* The Kirk Report - Many readers know Charles Kirk's work from his wide ranging collection of links. He also researches hot sector ideas on his site and conducts screens of promising stocks. These are great ways of developing stock ideas for trading and investing. What many readers don't know is that The Kirk Report also contains a site-within-a-site for members who have made a modest donation. (That member site is being upgraded, BTW, and will be rolled out later this week, including a new stock screener. More on that later). Included in the members' site are Kirk's trading notes--including specific stocks he's tracking and trading--and his open positions. He maintains a set of links to stock screens and conducts monthly Q&A sessions for readers. A resources page introduces readers to the tools he uses in his own trading. This is not a daytrading site. Rather, it focuses on stock selection for swing trading and active investing. If stock picking is your edge, this is a fine resource.
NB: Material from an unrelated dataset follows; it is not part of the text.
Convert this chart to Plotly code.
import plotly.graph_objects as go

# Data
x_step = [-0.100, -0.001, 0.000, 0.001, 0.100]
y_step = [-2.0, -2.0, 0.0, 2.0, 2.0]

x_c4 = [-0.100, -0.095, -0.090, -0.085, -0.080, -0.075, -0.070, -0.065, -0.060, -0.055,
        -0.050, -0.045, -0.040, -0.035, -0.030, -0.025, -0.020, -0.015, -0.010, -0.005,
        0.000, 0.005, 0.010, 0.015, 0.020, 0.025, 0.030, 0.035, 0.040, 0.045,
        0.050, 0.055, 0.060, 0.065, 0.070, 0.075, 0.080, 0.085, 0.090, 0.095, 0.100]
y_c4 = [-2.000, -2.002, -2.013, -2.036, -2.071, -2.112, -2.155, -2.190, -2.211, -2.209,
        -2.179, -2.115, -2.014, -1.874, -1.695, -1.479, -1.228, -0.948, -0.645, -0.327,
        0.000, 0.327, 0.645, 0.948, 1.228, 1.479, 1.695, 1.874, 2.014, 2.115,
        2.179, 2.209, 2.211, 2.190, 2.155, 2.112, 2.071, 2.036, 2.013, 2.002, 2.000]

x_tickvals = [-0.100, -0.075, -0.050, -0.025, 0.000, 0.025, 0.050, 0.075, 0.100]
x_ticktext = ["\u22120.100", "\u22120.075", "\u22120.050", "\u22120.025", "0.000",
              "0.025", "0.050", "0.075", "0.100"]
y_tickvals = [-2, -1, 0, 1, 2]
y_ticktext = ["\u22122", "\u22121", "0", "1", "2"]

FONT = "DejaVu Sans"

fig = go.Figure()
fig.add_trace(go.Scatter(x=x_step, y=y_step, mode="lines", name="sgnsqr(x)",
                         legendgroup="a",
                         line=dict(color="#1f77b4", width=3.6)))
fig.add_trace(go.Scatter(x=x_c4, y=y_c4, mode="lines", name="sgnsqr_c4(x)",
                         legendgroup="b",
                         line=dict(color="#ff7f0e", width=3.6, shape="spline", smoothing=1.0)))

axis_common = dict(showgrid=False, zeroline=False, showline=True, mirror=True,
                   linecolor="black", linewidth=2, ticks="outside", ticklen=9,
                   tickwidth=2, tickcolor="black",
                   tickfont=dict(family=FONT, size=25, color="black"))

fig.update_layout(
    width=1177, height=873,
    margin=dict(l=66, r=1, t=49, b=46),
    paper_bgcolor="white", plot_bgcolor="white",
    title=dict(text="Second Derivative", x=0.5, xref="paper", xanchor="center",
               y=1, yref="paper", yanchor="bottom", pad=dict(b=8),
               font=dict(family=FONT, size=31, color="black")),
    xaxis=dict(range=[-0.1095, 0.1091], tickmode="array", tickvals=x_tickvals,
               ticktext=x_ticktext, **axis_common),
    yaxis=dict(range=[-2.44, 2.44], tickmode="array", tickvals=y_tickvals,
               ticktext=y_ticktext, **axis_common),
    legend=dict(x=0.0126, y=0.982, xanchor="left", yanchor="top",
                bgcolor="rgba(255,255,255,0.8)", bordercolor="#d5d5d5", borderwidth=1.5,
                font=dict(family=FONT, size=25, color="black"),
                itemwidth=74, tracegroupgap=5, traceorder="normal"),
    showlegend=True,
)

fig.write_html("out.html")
* Trader Mike - Readers are familiar with Mike's market recaps and his regularly updated links. Recently, he has also featured very well written how-to daytrading articles from Michelle B. Mike breaks down his trading methods for readers and shares the tools of his trade. He offers perspectives on day trading and outlines his trading results. The "Key Posts" on his home page outline many of the trading ideas he holds near and dear. These provide quite a trader education in themselves. His posts are also broken down in a cloud of "frequent topics", making it easy to seek information on the topics that most interest you. I like the fact that Mike emphasizes risk management and position sizing, not just trade ideas. Great resource.
* Trader X - Trader X offers one of the very best pure how-to daytrading sites on the Web. His style of trading is radically different from my own, but it is very clear that he has a method that he follows consistently, the method exploits stock momentum, and it works for him. Numerous charts on the site illustrate setups and also grade those setups for trading purposes. The site maintains a collection of "key post" links, which describe the essentials of the trading style. He uses candlestick patterns, with an emphasis on price, volume, and Fib levels. Although he shares his trading rules and responds to questions about his trading, he makes it abundantly clear that the way to learn this kind of trading is to study thousands of charts. Grading his setups gives X a high win percentage. Clearly he has thought his methods through and has provided a fine resource for traders by illustrating these methods each week.
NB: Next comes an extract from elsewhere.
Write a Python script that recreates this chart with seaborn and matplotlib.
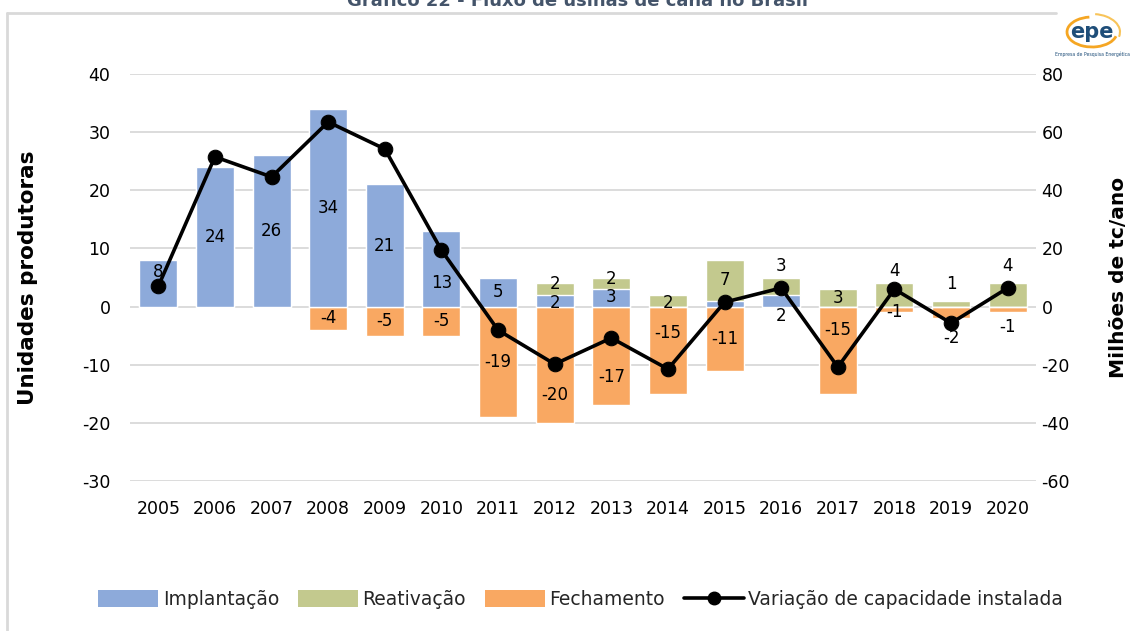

Volume Three of the How-To Linkfest is on its way. There are many more sites that offer fine trader education. In my opinion, the sites I'm highlighting offer more practical, actionable content than most high-priced trading seminars. What you learn after scouring them is that there is no one best way to trade. There are many methods and many timeframes. The key is finding models out there, reading about them, trying them out, and seeing which best fits your ways of thinking and your risk profile.